Inflation correction

The big domestic news item for the past year or so has been the high inflation rates. I always understood inflation to be the rate of increase of prices. In other words, when plotting a graph of prices, the inflation is the slope of this graph.

(This is expressed as a percentage rise per year — mathematically minded readers will then immediately realize that inflation is the slope of the graph of the logarithm of prices.)

However, this is not what is reported in the news. What is reported is the percentage price difference between now and a year ago. That is something quite different. I tried to get my head around this and this is what I found.

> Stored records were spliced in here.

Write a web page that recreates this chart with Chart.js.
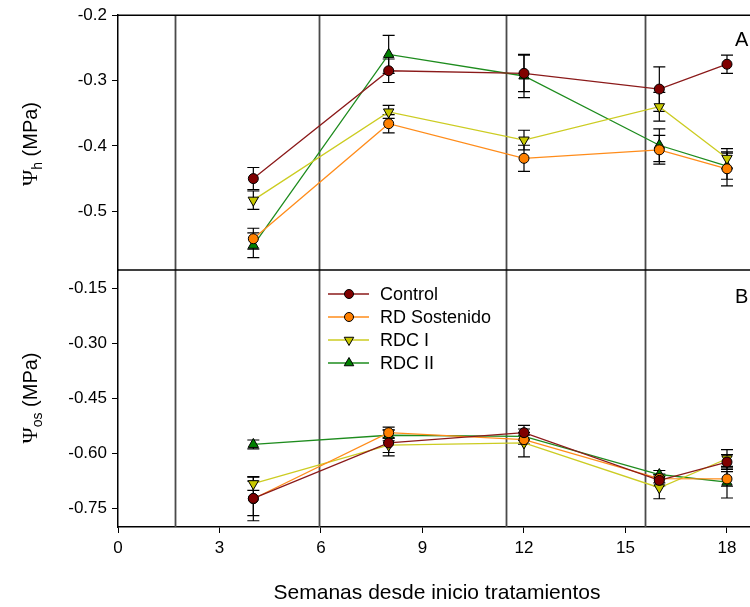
<!DOCTYPE html>
<html>
<head>
<meta charset="utf-8">
<script src="https://cdn.jsdelivr.net/npm/chart.js@4.4.0/dist/chart.umd.min.js"></script>
<style>
  html, body { margin: 0; padding: 0; background: #fff; }
  #chartContainer { display: block; }
</style>
</head>
<body>
<canvas id="chartContainer" width="750" height="607"></canvas>
<script>
// Weeks since start of treatments
const weeks = [4, 8, 12, 16, 18];
const seriesNames = ['Control', 'RD Sostenido', 'RDC I', 'RDC II'];

// Panel A - Psi h (MPa), means and errors
const psiHControl = [-0.450, -0.285, -0.289, -0.313, -0.275];
const psiHControlErr = [0.017, 0.018, 0.028, 0.034, 0.014];
const psiHSostenido = [-0.542, -0.366, -0.419, -0.406, -0.435];
const psiHSostenidoErr = [0.016, 0.014, 0.020, 0.022, 0.026];
const psiHRdc1 = [-0.483, -0.348, -0.391, -0.340, -0.419];
const psiHRdc1Err = [0.014, 0.010, 0.015, 0.022, 0.015];
const psiHRdc2 = [-0.552, -0.260, -0.293, -0.399, -0.431];
const psiHRdc2Err = [0.019, 0.029, 0.033, 0.025, 0.020];

// Panel B - Psi os (MPa), means and errors
const psiOsControl = [-0.722, -0.571, -0.543, -0.673, -0.623];
const psiOsControlErr = [0.047, 0.035, 0.020, 0.015, 0.020];
const psiOsSostenido = [-0.723, -0.543, -0.562, -0.668, -0.669];
const psiOsSostenidoErr = [0.060, 0.015, 0.012, 0.012, 0.020];
const psiOsRdc1 = [-0.682, -0.577, -0.571, -0.693, -0.614];
const psiOsRdc1Err = [0.018, 0.020, 0.038, 0.030, 0.025];
const psiOsRdc2 = [-0.575, -0.550, -0.553, -0.657, -0.678];
const psiOsRdc2Err = [0.012, 0.015, 0.010, 0.011, 0.043];

// Axis ticks and vertical separators
const xTicks = [0, 3, 6, 9, 12, 15, 18];
const yTicksA = [-0.5, -0.4, -0.3, -0.2];
const yTicksB = [-0.75, -0.60, -0.45, -0.30, -0.15];
const separatorWeeks = [1.68, 5.94, 11.48, 15.58];

const lineColors = ['#8b1a1a', '#ff8c1a', '#cccc22', '#1e8c1e'];
const markerColors = ['#800000', '#ff8000', '#c8c800', '#008000'];
const markerStyles = ['circle', 'circle', 'triangle', 'triangle'];
const markerRotation = [0, 0, 180, 0];
const markerRadius = [5, 5, 6, 6];

function toPoints(values) {
    return values.map((v, i) => ({ x: weeks[i], y: v }));
}

function makeDataset(idx, values, errors, axisId) {
    return {
        label: seriesNames[idx],
        data: toPoints(values),
        errors: errors,
        yAxisID: axisId,
        borderColor: lineColors[idx],
        borderWidth: 1.3,
        backgroundColor: markerColors[idx],
        pointBackgroundColor: markerColors[idx],
        pointBorderColor: '#000',
        pointBorderWidth: 1,
        pointStyle: markerStyles[idx],
        pointRotation: markerRotation[idx],
        pointRadius: markerRadius[idx],
        tension: 0
    };
}

// Error bars drawn under the lines and markers
const errorBars = {
    id: 'errorBars',
    beforeDatasetsDraw(chart) {
        const ctx = chart.ctx;
        const xs = chart.scales.x;
        ctx.save();
        ctx.strokeStyle = '#000';
        ctx.lineWidth = 1.2;
        chart.data.datasets.forEach(ds => {
            const ys = chart.scales[ds.yAxisID];
            ds.data.forEach((p, i) => {
                const e = ds.errors[i];
                const px = xs.getPixelForValue(p.x);
                const y1 = ys.getPixelForValue(p.y + e);
                const y2 = ys.getPixelForValue(p.y - e);
                ctx.beginPath();
                ctx.moveTo(px, y1); ctx.lineTo(px, y2);
                ctx.moveTo(px - 6, y1); ctx.lineTo(px + 6, y1);
                ctx.moveTo(px - 6, y2); ctx.lineTo(px + 6, y2);
                ctx.stroke();
            });
        });
        ctx.restore();
    }
};

// Frame lines, vertical separators
const frameLines = {
    id: 'frameLines',
    beforeDatasetsDraw(chart) {
        const ctx = chart.ctx;
        const area = chart.chartArea;
        const xs = chart.scales.x;
        ctx.save();
        ctx.strokeStyle = '#4a4a4a';
        ctx.lineWidth = 1.8;
        separatorWeeks.forEach(w => {
            const px = Math.round(xs.getPixelForValue(w)) + 0.5;
            ctx.beginPath();
            ctx.moveTo(px, area.top);
            ctx.lineTo(px, area.bottom);
            ctx.stroke();
        });
        ctx.strokeStyle = '#000';
        ctx.lineWidth = 1.5;
        const divider = chart.scales.yA.bottom;
        ctx.beginPath();
        ctx.moveTo(area.left, area.top);
        ctx.lineTo(area.right, area.top);
        ctx.moveTo(area.left, divider);
        ctx.lineTo(area.right, divider);
        ctx.stroke();
        ctx.restore();
    }
};

function drawPsiLabel(ctx, cx, cy, sub) {
    ctx.save();
    ctx.translate(cx, cy);
    ctx.rotate(-Math.PI / 2);
    ctx.fillStyle = '#000';
    ctx.textBaseline = 'alphabetic';
    const psiFont = '22px "Liberation Serif"';
    const subFont = '14px "Liberation Sans"';
    const mainFont = '20px "Liberation Sans"';
    ctx.font = psiFont;
    const w1 = ctx.measureText('\u03A8').width;
    ctx.font = subFont;
    const w2 = ctx.measureText(sub).width;
    ctx.font = mainFont;
    const w3 = ctx.measureText(' (MPa)').width;
    let x = -(w1 + w2 + w3) / 2;
    const base = 7;
    ctx.font = psiFont;
    ctx.fillText('\u03A8', x, base);
    x += w1;
    ctx.font = subFont;
    ctx.fillText(sub, x, base + 5);
    x += w2;
    ctx.font = mainFont;
    ctx.fillText(' (MPa)', x, base);
    ctx.restore();
}

// Titles, panel letters and legend
const annotations = {
    id: 'annotations',
    afterDraw(chart) {
        const ctx = chart.ctx;
        ctx.save();
        drawPsiLabel(ctx, 30, 144, 'h');
        drawPsiLabel(ctx, 30, 398, 'os');

        ctx.fillStyle = '#000';
        ctx.font = '21px "Liberation Sans"';
        ctx.textAlign = 'center';
        ctx.textBaseline = 'middle';
        ctx.fillText('Semanas desde inicio tratamientos', 437, 593);

        ctx.textAlign = 'left';
        ctx.font = '20px "Liberation Sans"';
        ctx.fillText('A', 735, 40);
        ctx.fillText('B', 735, 297);

        // legend
        const rowY = [294, 317, 340, 363];
        ctx.font = '18px "Liberation Sans"';
        seriesNames.forEach((name, i) => {
            const y = rowY[i];
            ctx.strokeStyle = lineColors[i];
            ctx.lineWidth = 1.5;
            ctx.beginPath();
            ctx.moveTo(328, y);
            ctx.lineTo(369, y);
            ctx.stroke();
            ctx.fillStyle = markerColors[i];
            ctx.strokeStyle = '#000';
            ctx.lineWidth = 1;
            Chart.helpers.drawPoint(ctx, {
                pointStyle: markerStyles[i],
                rotation: markerRotation[i],
                radius: markerStyles[i] === 'circle' ? 4.5 : 5.5,
                borderWidth: 1
            }, 349, y);
            ctx.fillStyle = '#000';
            ctx.fillText(name, 380, y + 1);
        });
        ctx.restore();
    }
};

const tickFont = { family: '"Liberation Sans", Arial, sans-serif', size: 17 };

const ctx = document.getElementById('chartContainer').getContext('2d');
new Chart(ctx, {
    type: 'line',
    data: {
        datasets: [
            makeDataset(0, psiHControl, psiHControlErr, 'yA'),
            makeDataset(1, psiHSostenido, psiHSostenidoErr, 'yA'),
            makeDataset(2, psiHRdc1, psiHRdc1Err, 'yA'),
            makeDataset(3, psiHRdc2, psiHRdc2Err, 'yA'),
            makeDataset(0, psiOsControl, psiOsControlErr, 'yB'),
            makeDataset(1, psiOsSostenido, psiOsSostenidoErr, 'yB'),
            makeDataset(2, psiOsRdc1, psiOsRdc1Err, 'yB'),
            makeDataset(3, psiOsRdc2, psiOsRdc2Err, 'yB')
        ]
    },
    options: {
        responsive: false,
        animation: false,
        devicePixelRatio: 1,
        layout: { autoPadding: false, padding: { top: 15, left: 0, right: 0, bottom: 0 } },
        plugins: {
            legend: { display: false },
            tooltip: { enabled: false }
        },
        scales: {
            x: {
                type: 'linear',
                min: 0,
                max: 18.68,
                afterBuildTicks: s => { s.ticks = xTicks.map(v => ({ value: v })); },
                afterFit: s => { s.height = 80; s.paddingRight = 0; s.paddingLeft = 0; },
                grid: { drawOnChartArea: false, drawTicks: true, tickLength: 6, color: '#000' },
                border: { display: true, color: '#000', width: 1.5 },
                ticks: { color: '#000', font: tickFont, padding: 5, maxRotation: 0 }
            },
            yB: {
                type: 'linear',
                position: 'left',
                stack: 'panels',
                stackWeight: 257,
                min: -0.8,
                max: -0.1,
                afterBuildTicks: s => { s.ticks = yTicksB.map(v => ({ value: v })); },
                afterFit: s => { s.width = 118; },
                grid: { drawOnChartArea: false, drawTicks: true, tickLength: 6, color: '#000' },
                border: { display: true, color: '#000', width: 1.5 },
                ticks: { color: '#000', font: tickFont, padding: 5, callback: v => v.toFixed(2) }
            },
            yA: {
                type: 'linear',
                position: 'left',
                stack: 'panels',
                stackWeight: 255,
                min: -0.59,
                max: -0.2,
                afterBuildTicks: s => { s.ticks = yTicksA.map(v => ({ value: v })); },
                afterFit: s => { s.width = 118; },
                grid: { drawOnChartArea: false, drawTicks: true, tickLength: 6, color: '#000' },
                border: { display: true, color: '#000', width: 1.5 },
                ticks: { color: '#000', font: tickFont, padding: 5, callback: v => v.toFixed(1) }
            }
        }
    },
    plugins: [frameLines, errorBars, annotations]
});
</script>
</body>
</html>
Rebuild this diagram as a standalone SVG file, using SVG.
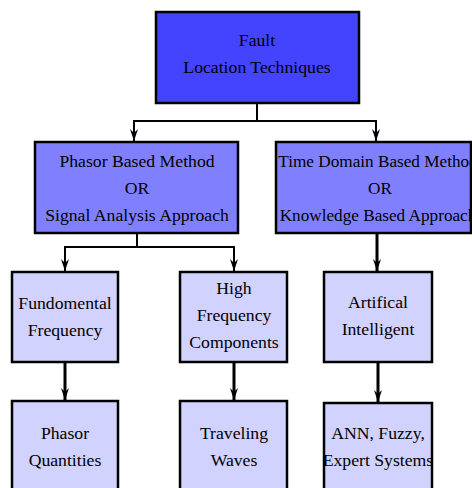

Let us start with a thought experiment.

Firstly, let us assume the price levels rise at a constant 2% annually. If this has been going on for quite a while, then the reported inflation figure will be 2%, because today’s prices will always be 2% higher than last year’s prices. So far so good.

Now suppose in this situation the price levels suddenly increase by 10% on the 1st Jan 2023. The reported inflation figure on the 2nd Jan 2023 will then be 12% (the 2% steady inflation plus the 10% shock price rise of 1st Jan 2023.)

On the 31st December 2023 the reported inflation is still 12%, although price levels have only been increasing by 2% annually for nearly a year. On the 2nd Jan 2024, the reported inflation level is again 2%.

Perhaps this is all fine to you, but I find it profoundly unsatisfactory that a single spike in inflation gets reported in inflation figures for a whole year exactly, only to fall away after a year.

I genuinely suspect this is our prime minister’s ruse: he claims he can get inflation down. And despite the fact he has barely any control over price levels he will probably look at more granular economic data than is reported in the news. It is very easy to see how a single inflation spike (say, due to the invasion of the Ukraine) gets inflation figures rocketing for a year and a bit, and the prime minister claims he will sort it out. Indeed, all he needs to do is sit on his backside, wait for a year, and, hey presto, the inflation suddenly drops. Marvellous.

There is some interesting maths behind all this. Suppose the price level (for example, as measured by the consumer price index) at any time is written as p(t). The instantaneous inflation I(t) then equals the time derivative of the price level:

I(t) = dp(t)/dt

But the reported inflation Ir(t) is defined as

Ir(t) = ( p(t) – p(t-Δt) ) / Δt

where Δt is a one year time interval. People with some numerical background will realize that the reported inflation Ir(t) is a backward finite difference approximation to the instantaneous inflation rate I(t). People with some numerical background will also know how to analyse such a situation.

You can do all kinds of mathematical analysis comparing Ir(t) with I(t). One fun thing is to compare how the two inflation measures perform for economic cycles of a certain period. The graph below shows one outcome of this comparison

The graph shows how for a price level cycle of a certain period (x-axis) the reported inflation figure Ir(t) underestimates the actual variation in price level (y-axis).

Looking at the graph, we see that for long cycles, 10 years or more, the reported inflation figure is nearly the same as the actual inflation figure.

But annual price cycles, such as seasonal sales, or seasonal variations in agricultural production, are completely invisible to the reported inflation figure: you can see in the graph that cycles with a periodicity of 1 year get completely filtered out of the reported inflation.

In fact all cycles of less than a year get reduced by a factor of at least 5 when comparing reported inflation with the instantaneous inflation. So this reported inflation is a terrible way to keep an accurate finger on the economic pulse.

In fact, natural phenomena that vary over several years, for example the El Niño phenomenon, will no doubt have some influence on price levels, while the reported inflation figures make the fluctuations look substantially smaller.

Perhaps there is some truth in the idea that people feel that prices keep on changing (increasing, mainly) while the news perhaps doesn’t sound that alarmist. It could simply be that, by construction, the reported inflation figure shows a much reduced picture of the actual price fluctuations.

And I still think that our prime minister is using this property of the reported inflation figure for his pledge of “halving inflation.” Let’s wait and see; we shouldn’t be too surprised if that is a pledge that will actually come true, particularly given that all that needs to be done to achieve this is sitting on one’s backside.